* **THE TASK**:
From the first line of the data below through the line bearing "plt.rcParams['font.family'] = ['Open", reproduce each line exactly; do not include pictures.

[Entries from a dataset]
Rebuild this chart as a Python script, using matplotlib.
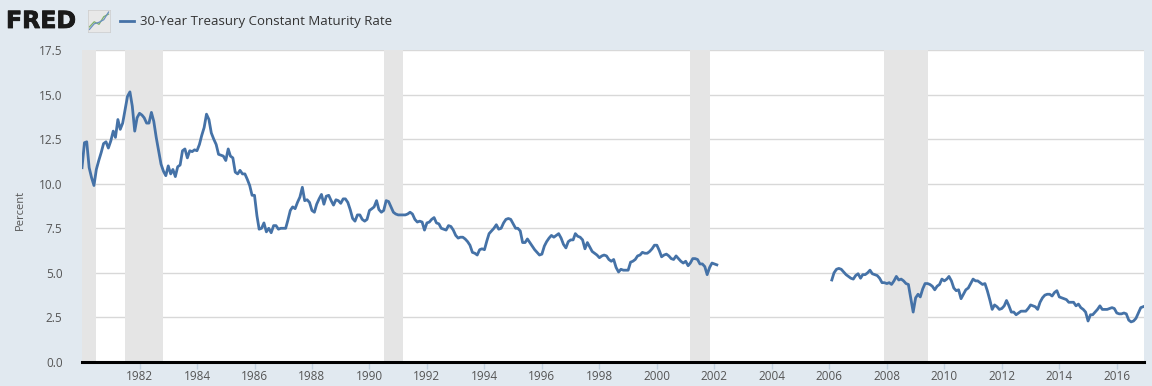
import matplotlib
matplotlib.use('Agg')
import matplotlib.pyplot as plt
import matplotlib.dates as mdates
import matplotlib.patheffects as pe
import numpy as np
import pandas as pd

plt.rcParams['font.family'] = ['Open Sans', 'DejaVu Sans']

# monthly 30-year treasury rate, Jan 1980 - Feb 2002
rate_1980_2002 = [
    10.9, 12.3, 12.35, 10.9, 10.35, 9.9, 10.8, 11.3, 11.75, 12.25, 12.35, 12.0,
    12.4, 12.95, 12.6, 13.6, 13.05, 13.4, 14.15, 14.9, 15.15, 14.35, 12.95, 13.7,
    13.95, 13.85, 13.7, 13.4, 13.4, 14.0, 13.5, 12.6, 11.85, 11.1, 10.7, 10.45,
    11.0, 10.55, 10.8, 10.4, 10.95, 11.05, 11.85, 11.95, 11.45, 11.85, 11.8, 11.9,
    11.85, 12.2, 12.7, 13.15, 13.9, 13.6, 12.85, 12.5, 12.2, 11.65, 11.6, 11.55,
    11.3, 11.95, 11.55, 11.45, 10.65, 10.55, 10.75, 10.55, 10.55, 10.25, 9.9, 9.35,
    9.35, 8.2, 7.45, 7.5, 7.8, 7.3, 7.5, 7.25, 7.65, 7.65, 7.45, 7.5,
    7.5, 7.5, 7.95, 8.5, 8.7, 8.6, 8.95, 9.25, 9.8, 9.05, 9.1, 8.95,
    8.5, 8.4, 8.85, 9.15, 9.4, 8.85, 9.3, 9.35, 9.05, 8.8, 9.1, 9.05,
    8.9, 9.15, 9.15, 8.95, 8.55, 8.05, 7.9, 8.25, 8.25, 8.0, 7.9, 8.0,
    8.5, 8.6, 8.7, 9.05, 8.55, 8.4, 8.5, 9.05, 9.0, 8.7, 8.4, 8.3,
    8.25, 8.25, 8.25, 8.25, 8.3, 8.4, 8.3, 8.0, 7.85, 7.9, 7.85, 7.4,
    7.8, 7.85, 8.0, 8.1, 7.8, 7.75, 7.5, 7.45, 7.4, 7.65, 7.6, 7.4,
    7.1, 6.95, 7.0, 7.0, 6.9, 6.75, 6.55, 6.15, 6.1, 6.0, 6.3, 6.35,
    6.3, 6.8, 7.2, 7.35, 7.5, 7.7, 7.45, 7.5, 7.8, 8.0, 8.05, 8.0,
    7.75, 7.5, 7.5, 7.35, 6.7, 6.7, 6.9, 6.7, 6.5, 6.3, 6.15, 6.0,
    6.05, 6.5, 6.75, 6.95, 7.1, 7.0, 7.1, 7.2, 6.95, 6.6, 6.4, 6.75,
    6.85, 6.85, 7.2, 7.05, 7.0, 6.85, 6.35, 6.7, 6.45, 6.2, 6.1, 6.0,
    5.85, 5.95, 6.0, 5.95, 5.75, 5.65, 5.75, 5.3, 5.05, 5.2, 5.15, 5.15,
    5.15, 5.6, 5.65, 5.75, 5.95, 6.0, 6.15, 6.1, 6.1, 6.2, 6.35, 6.55,
    6.55, 6.25, 5.9, 6.0, 6.05, 5.95, 5.8, 5.75, 5.95, 5.8, 5.65, 5.55,
    5.65, 5.4, 5.55, 5.8, 5.8, 5.75, 5.5, 5.5, 5.35, 4.9, 5.3, 5.55,
    5.5, 5.45,
]

# monthly 30-year treasury rate, Feb 2006 - Dec 2016
rate_2006_2016 = [
    4.6, 5.0, 5.2, 5.25, 5.2, 5.05, 4.9, 4.8, 4.7, 4.65, 4.85,
    4.95, 4.7, 4.9, 4.9, 5.0, 5.15, 4.95, 4.9, 4.85, 4.7, 4.45, 4.45,
    4.4, 4.45, 4.35, 4.55, 4.8, 4.6, 4.65, 4.55, 4.4, 4.35, 3.55, 2.8,
    3.6, 3.8, 3.65, 4.1, 4.4, 4.4, 4.35, 4.25, 4.05, 4.25, 4.35, 4.65,
    4.55, 4.65, 4.8, 4.55, 4.15, 4.0, 4.05, 3.55, 3.8, 4.05, 4.15, 4.4,
    4.65, 4.55, 4.55, 4.45, 4.35, 4.4, 4.0, 3.5, 2.95, 3.2, 3.1, 2.95,
    3.0, 3.15, 3.45, 3.15, 2.8, 2.8, 2.65, 2.75, 2.85, 2.85, 2.85, 3.0,
    3.2, 3.15, 3.1, 2.95, 3.35, 3.6, 3.75, 3.8, 3.8, 3.7, 3.9, 4.0,
    3.65, 3.6, 3.55, 3.5, 3.35, 3.35, 3.35, 3.15, 3.25, 3.05, 2.95, 2.8,
    2.3, 2.65, 2.65, 2.8, 2.95, 3.15, 2.95, 2.95, 2.95, 3.0, 3.05, 3.0,
    2.75, 2.7, 2.7, 2.75, 2.7, 2.35, 2.25, 2.3, 2.45, 2.75, 3.05, 3.1,
]

dates_1 = pd.date_range('1980-01-01', periods=len(rate_1980_2002), freq='MS')
dates_2 = pd.date_range('2006-02-01', periods=len(rate_2006_2016), freq='MS')

# NBER recessions
recession_starts = ['1980-01-01', '1981-07-01', '1990-07-01', '2001-03-01', '2007-12-01']
recession_ends = ['1980-07-01', '1982-11-01', '1991-03-01', '2001-11-01', '2009-06-01']

y_ticks = [0.0, 2.5, 5.0, 7.5, 10.0, 12.5, 15.0, 17.5]
x_tick_years = list(range(1982, 2017, 2))

bg = '#e1e9f0'
line_color = '#4572a7'
W, H = 1152, 386

fig = plt.figure(figsize=(W / 100, H / 100), dpi=100, facecolor=bg)
ax = fig.add_axes([82 / W, (H - 362) / H, (1144 - 82) / W, (362 - 50) / H])
ax.set_facecolor('white')

for s, e in zip(recession_starts, recession_ends):
    ax.axvspan(pd.Timestamp(s), pd.Timestamp(e), color='#e5e5e5', lw=0, zorder=1)

ax.plot(dates_1, rate_1980_2002, color=line_color, lw=2, zorder=3)
ax.plot(dates_2, rate_2006_2016, color=line_color, lw=2, zorder=3)

ax.set_ylim(0, 17.5)
ax.set_xlim(pd.Timestamp('1980-01-01'), pd.Timestamp('2016-12-12'))
ax.set_yticks(y_ticks)
ax.set_yticklabels(['%.1f' % v for v in y_ticks])
ax.set_xticks([pd.Timestamp('%d-01-01' % y) for y in x_tick_years])
ax.xaxis.set_major_formatter(mdates.DateFormatter('%Y'))

ax.grid(axis='y', color='#d8d8d8', lw=1, zorder=0)
ax.set_axisbelow(True)
for side in ['left', 'right', 'top']:
    ax.spines[side].set_visible(False)
ax.spines['bottom'].set_color('black')
ax.spines['bottom'].set_linewidth(2.2)
ax.spines['bottom'].set_zorder(5)

ax.tick_params(axis='y', length=0, pad=14, labelsize=8.5, labelcolor='#555555')
ax.tick_params(axis='x', length=5, width=1, color='#c0d0e0', pad=0.5,
               labelsize=8.5, labelcolor='#555555')

fig.text(20 / W, 1 - 210 / H, 'Percent', rotation=90, ha='center', va='center',
         fontsize=8, color='#555555')

# header: logo and legend
fig.text(6 / W, 1 - 21 / H, 'FRED', fontsize=17, fontweight='heavy',
         family='DejaVu Sans', color='#1a1a1a', ha='left', va='center',
         path_effects=[pe.withStroke(linewidth=0.6, foreground='#1a1a1a')])
icon = fig.add_axes([88 / W, 1 - 32 / H, 22 / W, 22 / H])
icon.set_facecolor('#e8e8e8')
icon.plot([0, 1, 2, 3, 4], [1, 2, 1.5, 3, 3.5], color='#7fb069', lw=0.9)
icon.plot([0, 1, 2, 3, 4], [0.5, 1.6, 1.9, 2.4, 3.9], color='#6a8fc0', lw=0.9)
icon.set_xlim(-0.3, 4.3)
icon.set_ylim(0, 4.3)
icon.set_xticks([])
icon.set_yticks([])
for sp in icon.spines.values():
    sp.set_color('#cccccc')
    sp.set_linewidth(0.5)

fig.lines.append(plt.Line2D([120 / W, 134 / W], [1 - 21 / H, 1 - 21 / H],
                            transform=fig.transFigure, color=line_color, lw=2))
fig.text(140 / W, 1 - 21 / H, '30-Year Treasury Constant Maturity Rate',
         fontsize=9.5, color='#333333', ha='left', va='center')

fig.savefig('out.png', dpi=100, facecolor=bg)
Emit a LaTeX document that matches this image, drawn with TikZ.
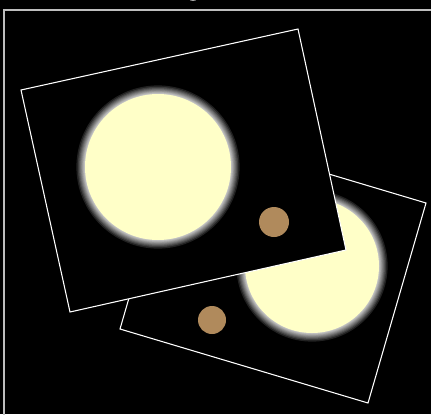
\documentclass[tikz,border=0pt]{standalone}
\tikzset{
  card/.style={draw=white, line width=0.8pt, fill=black},
  moon/.style={fill=moonyellow},
  pebble/.style={fill=pebblebrown},
  halo/.style={fill=white, opacity=0.13},
}
\definecolor{moonyellow}{RGB}{255,255,200}
\definecolor{pebblebrown}{RGB}{176,138,92}
\definecolor{framegray}{RGB}{190,190,190}
\begin{document}
\begin{tikzpicture}[x=0.75pt,y=-0.75pt]
\fill[black] (0,0) rectangle (431,414);
\useasboundingbox (0,0) rectangle (431,414);
% small clipped blip at top
\fill[gray!70] (193,-1) ellipse (4 and 2);
% frame
\draw[framegray, line width=1.1pt] (4,440) -- (4,10) -- (440,10);
% back card
\draw[card] (178,129) -- (426,203) -- (368,403) -- (120,329) -- cycle;
\foreach \d in {0.5,1,1.5,2,2.6,3.3,4.1,5,6,7.2,8.6}
  \fill[halo] (312,266) circle ({67+\d});
\fill[moon] (312,266) circle (67);
\fill[pebble] (212,320) circle (14);
% front card
\draw[card] (21,90) -- (298,29) -- (346,250) -- (70,312) -- cycle;
\foreach \d in {0.5,1,1.5,2,2.6,3.3,4.1,5,6,7.2,8.6}
  \fill[halo] (158,167) circle ({73+\d});
\fill[moon] (158,167) circle (73);
\fill[pebble] (274,222) circle (15);
\end{tikzpicture}
\end{document}
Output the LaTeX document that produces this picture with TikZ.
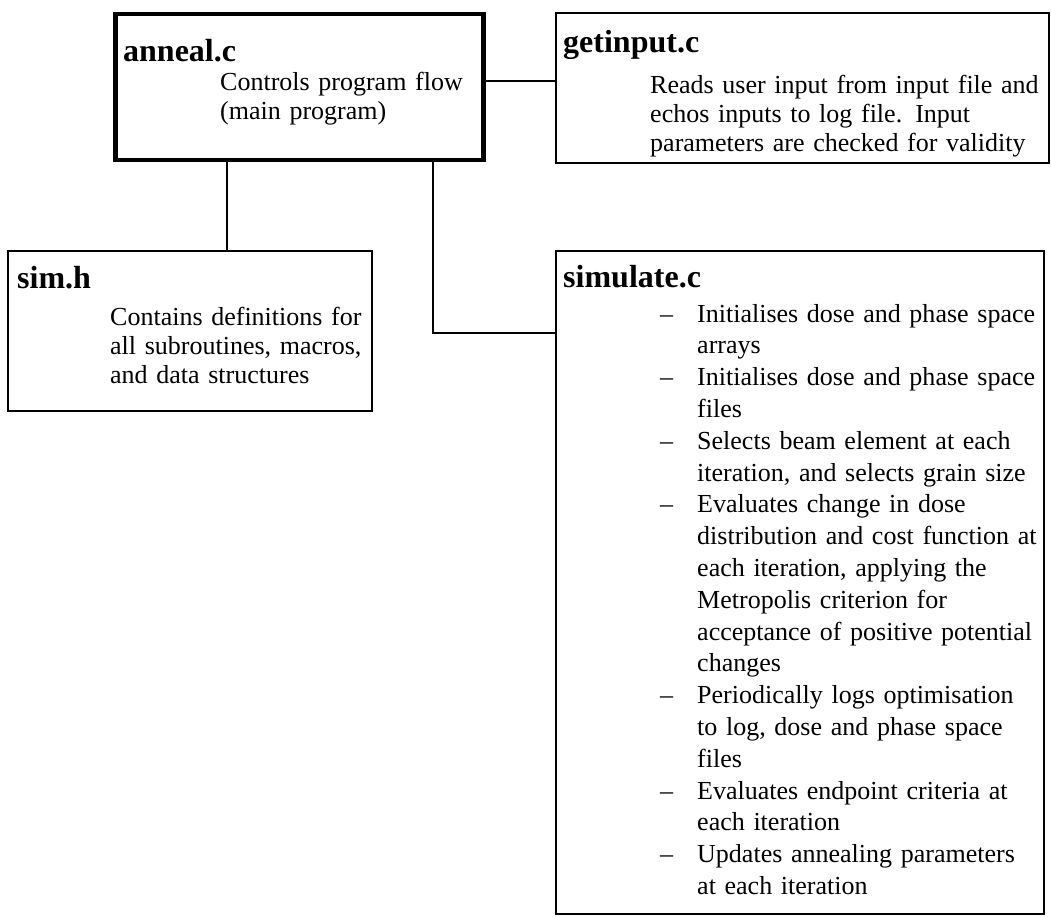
\documentclass[tikz,border=0pt]{standalone}
\usepackage{fontspec}
\setmainfont{Liberation Serif}
\usetikzlibrary{calc}

\tikzset{
  filebox/.style={draw, line width=1.8pt, rectangle, anchor=north west, inner sep=0pt},
  mainbox/.style={filebox, line width=4.5pt},
  fname/.style={anchor=base west, inner sep=0pt, font=\fontsize{32}{36}\selectfont\bfseries},
  fdesc/.style={anchor=base west, inner sep=0pt, align=left, font=\fontsize{26}{29}\selectfont},
  link/.style={line width=1.8pt},
}
% one dash entry of a task list, wrapped lines hang under the text
\newcommand{\taskline}[1]{\hangindent=37pt\hangafter=1\noindent\makebox[37pt][l]{--}#1\par}

\begin{document}
\begin{tikzpicture}[x=1pt, y=-1pt]
  \useasboundingbox (0,0) rectangle (1051,917);

  % the four source files
  \node[mainbox, minimum width=368pt, minimum height=146pt] (anneal) at (113,12) {};
  \node[filebox, minimum width=493pt, minimum height=150pt] (getinput) at (555,12) {};
  \node[filebox, minimum width=364pt, minimum height=160pt] (simh) at (7,250) {};
  \node[filebox, minimum width=488pt, minimum height=663pt] (simulate) at (555,250) {};

  \node[fname] (annealT) at ($(anneal.north west)+(10,50)$) {anneal.c};
  \node[fdesc, text width=260pt] (annealD) at ($(anneal.north west)+(107,79)$)
    {Controls program flow\\(main program)};

  \node[fname] (getinputT) at ($(getinput.north west)+(8,41)$) {getinput.c};
  \node[fdesc, text width=395pt] (getinputD) at ($(getinput.north west)+(95,82)$)
    {Reads user input from input file and\\echos inputs to log file. Input\\parameters are checked for validity};

  \node[fname] (simhT) at ($(simh.north west)+(10,38)$) {sim.h};
  \node[fdesc, text width=300pt] (simhD) at ($(simh.north west)+(103,75)$)
    {Contains definitions for\\all subroutines, macros,\\and data structures};

  \node[fname] (simulateT) at ($(simulate.north west)+(8,37)$) {simulate.c};
  \node[fdesc, text width=380pt, font=\fontsize{26}{31.8}\selectfont] (simulateD)
    at ($(simulate.north west)+(105,72)$) {%
    \taskline{Initialises dose and phase space\newline arrays}%
    \taskline{Initialises dose and phase space\newline files}%
    \taskline{Selects beam element at each\newline iteration, and selects grain size}%
    \taskline{Evaluates change in dose\newline distribution and cost function at\newline
      each iteration, applying the\newline Metropolis criterion for\newline
      acceptance of positive potential\newline changes}%
    \taskline{Periodically logs optimisation\newline to log, dose and phase space\newline files}%
    \taskline{Evaluates endpoint criteria at\newline each iteration}%
    \taskline{Updates annealing parameters\newline at each iteration}};

  % call links from the main program
  \draw[link] ([yshift=6.5pt]anneal.east) -- ([yshift=6.5pt]anneal.east -| getinput.west);
  \draw[link] ([xshift=114pt]anneal.south west) -- ([xshift=114pt]anneal.south west |- simh.north);
  \draw[link] ([xshift=320pt]anneal.south west) |- ([yshift=-83pt]simulate.north west);
\end{tikzpicture}
\end{document}
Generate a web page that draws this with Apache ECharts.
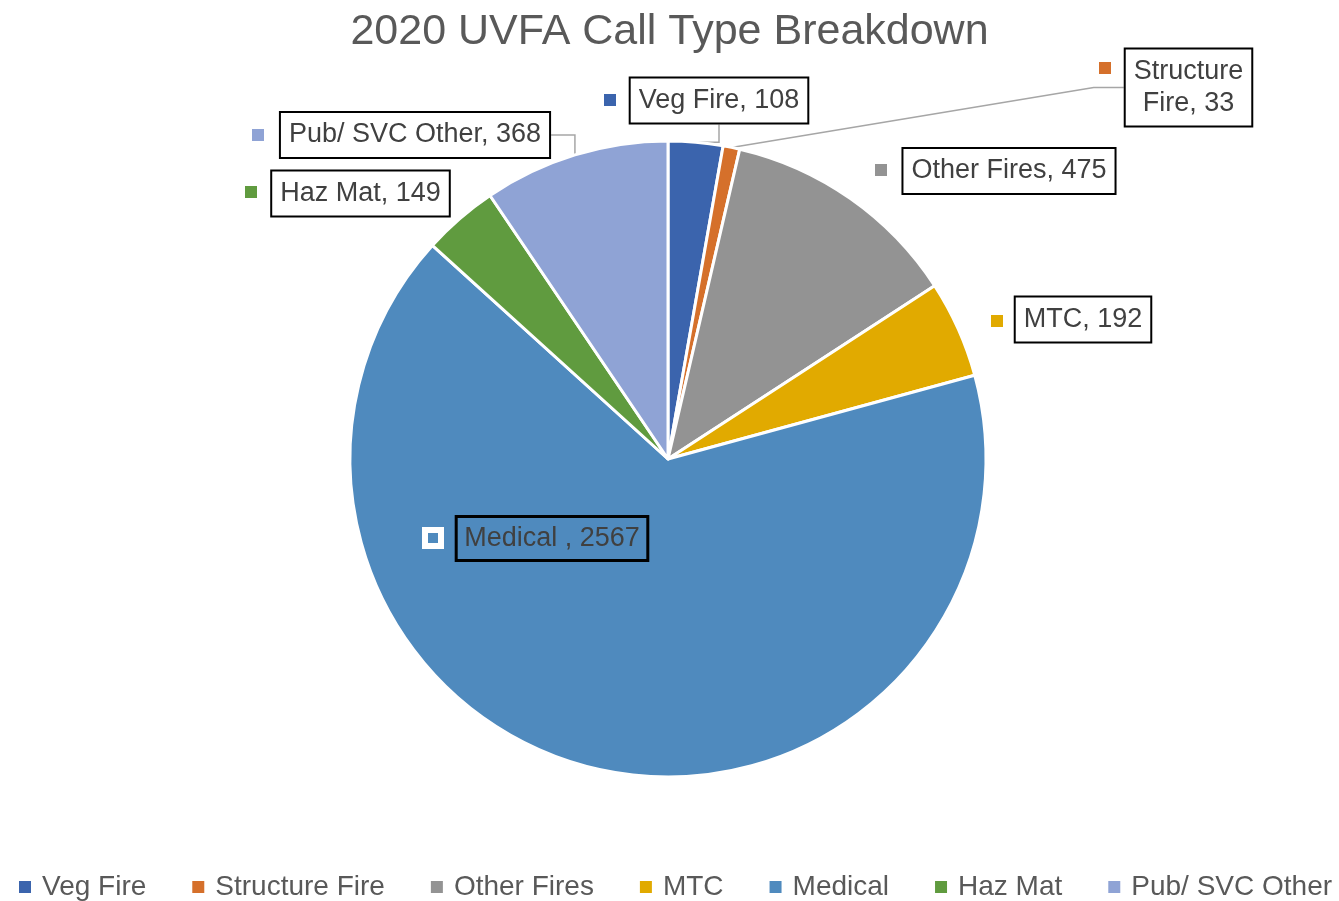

* **ANSWER FOR THE TASK**:
Rebuild this chart as a Python script, using matplotlib.
import matplotlib
matplotlib.use('Agg')
import matplotlib.pyplot as plt
import matplotlib.dates as mdates
import matplotlib.patheffects as pe
import numpy as np
import pandas as pd

plt.rcParams['font.family'] = ['Open Sans', 'DejaVu Sans']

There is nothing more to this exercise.